Key Takeaways
- E-commerce has fundamentally changed the way both consumers and businesses shop, with global B2B and B2C e-commerce Gross Merchandise Value (“GMV”) reaching a staggering USD 13.2 trillion in 2025. Capitalising on numerous structural growth tailwinds, the industry has seen the rise of a plethora of third-party e-commerce merchants, numbering over 31 million in 2025 and accounting for the lion’s share of global e-commerce GMV, with an especially outsized GMV contribution in Asia.

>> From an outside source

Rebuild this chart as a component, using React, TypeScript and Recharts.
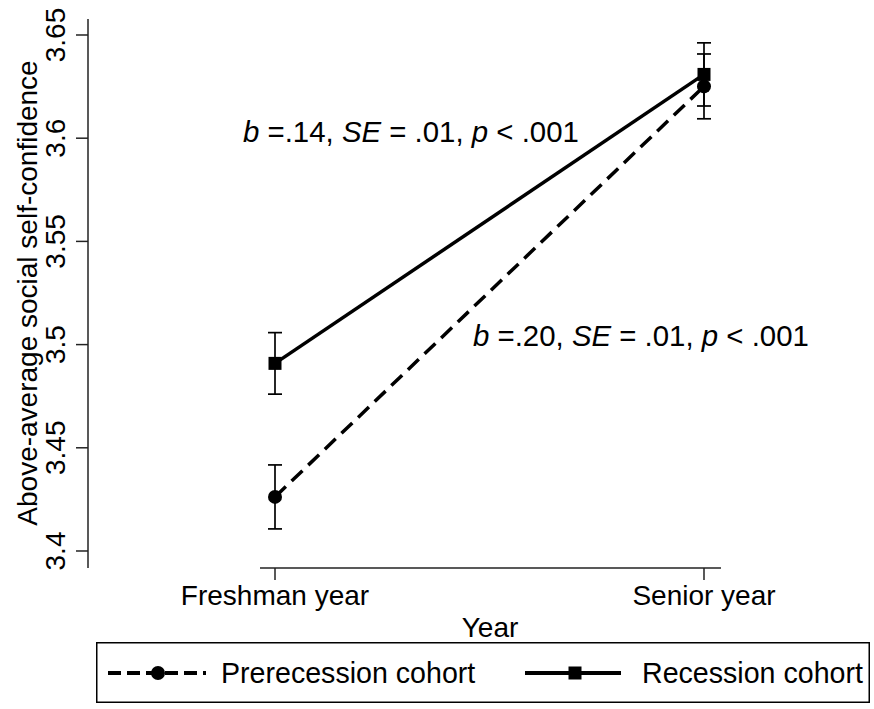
import React from 'react';
import { LineChart, Line, XAxis, YAxis, ErrorBar, ReferenceLine, Legend, Customized } from 'recharts';

const years = ['Freshman year', 'Senior year'];
const yearPos = [0, 1];
const prerecession = [3.4262, 3.6251];
const prerecessionSE = [0.0155, 0.0157];
const recession = [3.4909, 3.6309];
const recessionSE = [0.0149, 0.0153];
const seriesNames = ['Prerecession cohort', 'Recession cohort'];
const yTicks = [3.4, 3.45, 3.5, 3.55, 3.6, 3.65];
const yTickLabels = ['3.4', '3.45', '3.5', '3.55', '3.6', '3.65'];
const slopeB = ['.14', '.20'];
const slopeSE = ['.01', '.01'];
const slopeP = ['.001', '.001'];

const Y_MIN = 3.39176;
const Y_MAX = 3.65775;
const X_MIN = -0.4359;
const X_MAX = 1.13054;
const XLINE_START = -0.035;
const XLINE_END = 1.0396;

const FONT = '"Liberation Sans", Arial, Helvetica, sans-serif';
const INK = '#000';
const AXIS = '#222';

const data = yearPos.map((x, i) => ({
  x,
  pre: prerecession[i],
  preErr: prerecessionSE[i],
  rec: recession[i],
  recErr: recessionSE[i],
}));

const YTick = (props: any) => {
  const { x, y, payload } = props;
  const idx = yTicks.indexOf(payload.value);
  const label = idx >= 0 ? yTickLabels[idx] : String(payload.value);
  const bx = x - 9;
  return (
    <text x={bx} y={y} transform={`rotate(-90 ${bx} ${y})`} textAnchor="middle" fontSize={28} fontFamily={FONT} fill={INK}>
      {label}
    </text>
  );
};

const XTick = (props: any) => {
  const { x, y, payload } = props;
  const idx = yearPos.indexOf(payload.value);
  return (
    <text x={x} y={y + 23} textAnchor="middle" fontSize={28} fontFamily={FONT} fill={INK}>
      {idx >= 0 ? years[idx] : ''}
    </text>
  );
};

const CircleDot = (props: any) => {
  const { cx, cy, index } = props;
  return <circle key={`c${index}`} cx={cx} cy={cy} r={7} fill={INK} />;
};

const SquareDot = (props: any) => {
  const { cx, cy, index } = props;
  return <rect key={`s${index}`} x={cx - 6.5} y={cy - 6.5} width={13} height={13} fill={INK} />;
};

const Stat = ({ x, y, i }: { x: number; y: number; i: number }) => (
  <text x={x} y={y} fontSize={29.4} fontFamily={FONT} fill={INK}>
    <tspan fontStyle="italic">b</tspan>
    <tspan>{` =${slopeB[i]}, `}</tspan>
    <tspan fontStyle="italic">SE</tspan>
    <tspan>{` = ${slopeSE[i]}, `}</tspan>
    <tspan fontStyle="italic">p</tspan>
    <tspan>{` < ${slopeP[i]}`}</tspan>
  </text>
);

const Overlay = () => (
  <g>
    <text x={37} y={293} transform="rotate(-90 37 293)" textAnchor="middle" fontSize={28} fontFamily={FONT} fill={INK}>
      Above-average social self-confidence
    </text>
    <text x={490} y={637} textAnchor="middle" fontSize={28} fontFamily={FONT} fill={INK}>
      Year
    </text>
    <Stat x={243} y={142} i={0} />
    <Stat x={473} y={346} i={1} />
  </g>
);

const LegendBox = () => (
  <svg width={774} height={61} style={{ display: 'block' }}>
    <rect x={0.75} y={0.75} width={772.5} height={59.5} fill="#fff" stroke={INK} strokeWidth={1.5} />
    <line x1={12} y1={31} x2={110} y2={31} stroke={INK} strokeWidth={4} strokeDasharray="13 6" />
    <circle cx={62} cy={31} r={7} fill={INK} />
    <text x={125} y={41} fontSize={28.6} fontFamily={FONT} fill={INK}>{seriesNames[0]}</text>
    <line x1={429} y1={31} x2={525} y2={31} stroke={INK} strokeWidth={4} />
    <rect x={472.5} y={24.5} width={13} height={13} fill={INK} />
    <text x={546} y={41} fontSize={28.6} fontFamily={FONT} fill={INK}>{seriesNames[1]}</text>
  </svg>
);

export default function App() {
  return (
    <div style={{ position: 'absolute', left: 0, top: 0, width: 874, height: 709, background: '#fff' }}>
      <LineChart width={874} height={709} data={data} margin={{ top: 19, right: 114, bottom: 81, left: 0 }}>
        <XAxis
          dataKey="x"
          type="number"
          domain={[X_MIN, X_MAX]}
          allowDataOverflow
          ticks={yearPos}
          interval={0}
          height={60}
          axisLine={false}
          tickLine={{ stroke: AXIS, strokeWidth: 1.5 }}
          tickSize={12}
          tick={<XTick />}
        />
        <YAxis
          type="number"
          domain={[Y_MIN, Y_MAX]}
          allowDataOverflow
          ticks={yTicks}
          interval={0}
          width={88}
          axisLine={{ stroke: AXIS, strokeWidth: 1.5 }}
          tickLine={{ stroke: AXIS, strokeWidth: 1.5 }}
          tickSize={12}
          tick={<YTick />}
        />
        <ReferenceLine
          segment={[{ x: XLINE_START, y: Y_MIN }, { x: XLINE_END, y: Y_MIN }]}
          stroke={AXIS}
          strokeWidth={1.5}
          ifOverflow="visible"
        />
        <Line
          dataKey="pre"
          name={seriesNames[0]}
          type="linear"
          stroke={INK}
          strokeWidth={3.5}
          strokeDasharray="15 8"
          dot={CircleDot}
          activeDot={false}
          isAnimationActive={false}
        >
          <ErrorBar dataKey="preErr" width={7} stroke={INK} strokeWidth={1.7} direction="y" />
        </Line>
        <Line
          dataKey="rec"
          name={seriesNames[1]}
          type="linear"
          stroke={INK}
          strokeWidth={3.5}
          dot={SquareDot}
          activeDot={false}
          isAnimationActive={false}
        >
          <ErrorBar dataKey="recErr" width={7} stroke={INK} strokeWidth={1.7} direction="y" />
        </Line>
        <Customized component={Overlay} />
        <Legend
          layout="horizontal"
          verticalAlign="middle"
          align="center"
          wrapperStyle={{ position: 'absolute', left: 96, top: 642, width: 774, height: 61 }}
          content={() => <LegendBox />}
        />
      </LineChart>
    </div>
  );
}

- Compared to traditional retail, e-commerce platforms generate rich, standardised, and contextualised data by capturing both fund flows and fulfilment, materially enhancing underwriting potential. In principle, while this should improve access to bank credit for e-commerce sellers, most banks remain structurally disconnected from the e-commerce ecosystem and lack access to real-time financial and operational data. This separation limits visibility into merchant performance and creates several key challenges, including (1) inaccurate credit profiling, (2) incompatible product offerings, and (3) an inability to control platform funds. Coupled with persistent operational frictions and prohibitive onboarding costs, most banks, especially in Asia, have remained on the sidelines, resulting in an estimated APAC e-commerce credit gap of USD 1.2 trillion in 2025.
- Recognising this whitespace, various FinTech lenders have emerged over the past decade to address a lending opportunity that has been left largely unaddressed by incumbent banks. While a growing number of incumbent banks are providing warehouse financing facilities to these FinTechs, this indirect participation model has seen them surrender ~USD 100 billion in annual revenue potential to frenemies. Most critically, in the process of funding their digital-native challengers, they have given up owning the client relationship.
- We see a clear opportunity for traditional banks and financial institutions to insert themselves more directly into the e-commerce merchant financing landscape, namely via co-lending (i.e., lending alongside specialist e-commerce FinTech lenders) and direct lending (i.e., lending directly to e-commerce merchants).
- With rapid advancements in technology, including artificial intelligence (“A.I.”), enabling robust alternative credit scoring and scalable, automated onboarding, we believe that a shift towards a more direct lending model is not only economically attractive for banks but one that is now operationally feasible, especially considering banks’ ability to leverage formidable competitive moats, including lower funding costs, vast balance sheets, regulatory licences, and established brand recognition.